The Ministry of Culture and Communication is the Moroccan ministry responsible for the sectors of culture, to promote the national culture, and communication, to implement government policy in various fields of the communication sector.

== Culture and heritage sector ==
The ministry prepares and implements the government's policy related to heritage and cultural and artistic development. Taking into account the competencies assigned to other ministries according to the current legislation and regulations, it directs actions aimed at strengthening the national cultural fabric, coordinates ministries and departments concerned with the promotion of national culture and ensures its prosperity. It also supports actions initiatives which preserve and highlight the national cultural heritage.

The ministry establishes and operates cultural institutions for technical and cultural rehabilitation and education and cooperates with cultural and artistic bodies, institutions, and associations inside and outside Morocco.

== Communication sector ==
The communication sector is responsible for preparing and implementing government policy in all fields of communication, as well as for the supervision of public institutions and other bodies under its authority in accordance to the current laws and regulations.

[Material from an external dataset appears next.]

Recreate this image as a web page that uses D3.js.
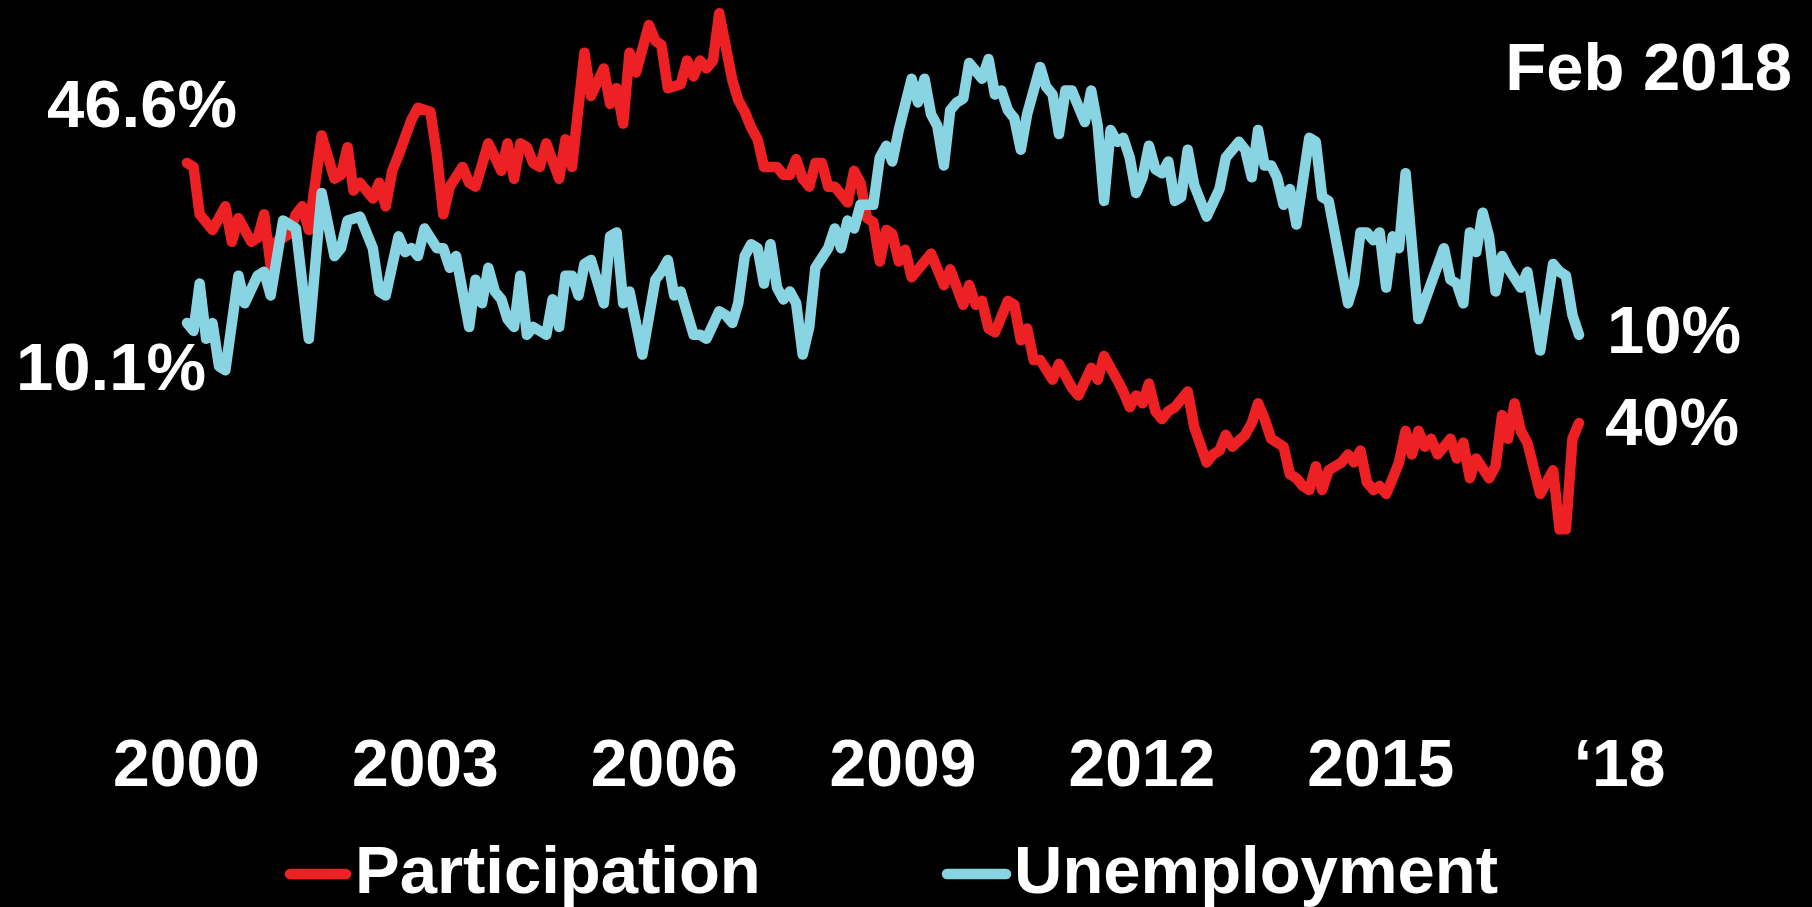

Taking into consideration the responsibilities of ministries and other bodies according to current laws and regulations, it prepares and implements government policy in various fields of the communication sector, including written journalism, audiovisual communication, publicity, cinema, copyright and related rights, training of human resources for the sector and national production, and working on the rehabilitation and development of the sector and supports the development of the media community in Morocco.

The ministry provides public information directed at national and international public opinion and opinion leaders to introduce Morocco's institutions, major reforms, achievements and energies, promotes the government's work in the field of communication and support the development and organization of professions related to the communication sector and promotes partnership with professionals in the field and actors in the public and private sectors.